--- Task directions ---
Exactly as written, write out the lines below from the first to the one containing "from matplotlib.lines import Line2D", inclusive. Pictures do not belong in the copy.

--- Supplied material ---
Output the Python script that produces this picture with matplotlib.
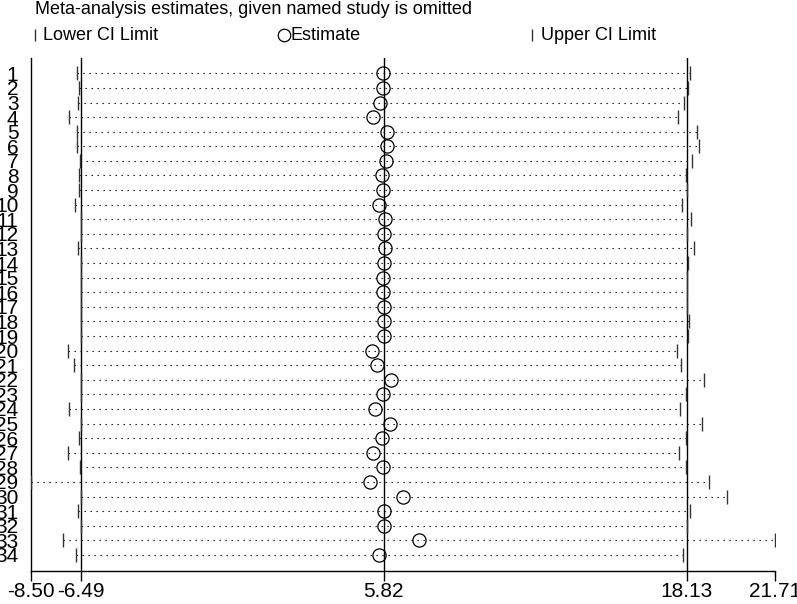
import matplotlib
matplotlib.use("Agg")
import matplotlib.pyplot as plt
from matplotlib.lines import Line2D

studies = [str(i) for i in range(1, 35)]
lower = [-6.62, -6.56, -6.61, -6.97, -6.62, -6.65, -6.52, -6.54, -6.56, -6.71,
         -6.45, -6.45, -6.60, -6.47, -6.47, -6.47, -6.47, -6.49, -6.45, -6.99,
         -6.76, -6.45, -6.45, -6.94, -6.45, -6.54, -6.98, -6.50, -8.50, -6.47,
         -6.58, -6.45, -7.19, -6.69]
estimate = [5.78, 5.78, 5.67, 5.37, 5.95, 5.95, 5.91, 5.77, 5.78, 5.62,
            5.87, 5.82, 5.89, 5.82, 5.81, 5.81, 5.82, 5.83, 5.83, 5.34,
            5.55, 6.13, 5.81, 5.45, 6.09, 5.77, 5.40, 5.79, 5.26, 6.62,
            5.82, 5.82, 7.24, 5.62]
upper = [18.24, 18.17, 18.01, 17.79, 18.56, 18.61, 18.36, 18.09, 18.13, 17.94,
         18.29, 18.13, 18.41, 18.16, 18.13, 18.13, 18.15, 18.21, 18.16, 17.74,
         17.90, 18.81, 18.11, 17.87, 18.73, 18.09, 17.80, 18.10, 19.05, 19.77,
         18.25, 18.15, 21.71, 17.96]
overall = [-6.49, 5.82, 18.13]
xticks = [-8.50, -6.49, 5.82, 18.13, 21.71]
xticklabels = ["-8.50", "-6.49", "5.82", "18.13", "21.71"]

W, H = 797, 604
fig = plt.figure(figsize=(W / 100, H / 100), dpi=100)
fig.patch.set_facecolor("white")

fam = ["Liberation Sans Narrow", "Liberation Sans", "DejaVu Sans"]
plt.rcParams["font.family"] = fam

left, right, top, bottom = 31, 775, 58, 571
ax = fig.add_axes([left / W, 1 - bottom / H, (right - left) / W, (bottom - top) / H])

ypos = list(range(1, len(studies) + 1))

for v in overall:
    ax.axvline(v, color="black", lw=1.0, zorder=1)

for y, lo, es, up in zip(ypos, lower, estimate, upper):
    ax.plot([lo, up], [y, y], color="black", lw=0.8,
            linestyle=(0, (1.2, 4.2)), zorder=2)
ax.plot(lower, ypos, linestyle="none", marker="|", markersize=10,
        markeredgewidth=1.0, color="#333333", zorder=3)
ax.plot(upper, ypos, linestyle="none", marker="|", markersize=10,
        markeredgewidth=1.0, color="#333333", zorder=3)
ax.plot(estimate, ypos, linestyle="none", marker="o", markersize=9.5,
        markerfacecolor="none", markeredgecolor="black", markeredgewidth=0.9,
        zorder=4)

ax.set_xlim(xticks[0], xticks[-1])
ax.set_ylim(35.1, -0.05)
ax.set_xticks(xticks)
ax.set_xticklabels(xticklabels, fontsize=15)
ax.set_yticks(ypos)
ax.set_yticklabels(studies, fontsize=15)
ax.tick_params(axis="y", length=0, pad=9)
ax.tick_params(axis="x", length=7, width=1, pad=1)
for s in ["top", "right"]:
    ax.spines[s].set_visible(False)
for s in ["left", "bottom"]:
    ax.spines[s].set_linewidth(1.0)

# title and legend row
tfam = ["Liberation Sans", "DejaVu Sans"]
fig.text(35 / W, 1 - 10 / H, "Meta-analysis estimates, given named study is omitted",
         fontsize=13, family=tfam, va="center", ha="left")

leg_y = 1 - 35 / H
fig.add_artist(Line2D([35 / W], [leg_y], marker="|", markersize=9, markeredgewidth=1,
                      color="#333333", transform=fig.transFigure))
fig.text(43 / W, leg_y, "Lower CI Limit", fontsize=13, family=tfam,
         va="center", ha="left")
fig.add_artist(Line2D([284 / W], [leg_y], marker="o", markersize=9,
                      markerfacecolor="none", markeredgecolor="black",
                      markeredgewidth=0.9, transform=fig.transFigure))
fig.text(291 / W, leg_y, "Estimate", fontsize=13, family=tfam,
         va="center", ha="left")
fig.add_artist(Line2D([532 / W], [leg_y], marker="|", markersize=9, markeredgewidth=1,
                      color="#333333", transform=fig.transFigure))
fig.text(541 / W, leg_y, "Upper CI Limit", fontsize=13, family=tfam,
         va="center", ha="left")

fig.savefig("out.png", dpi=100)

--- Complete answer ---
Output the Python script that produces this picture with matplotlib.
import matplotlib
matplotlib.use("Agg")
import matplotlib.pyplot as plt
from matplotlib.lines import Line2D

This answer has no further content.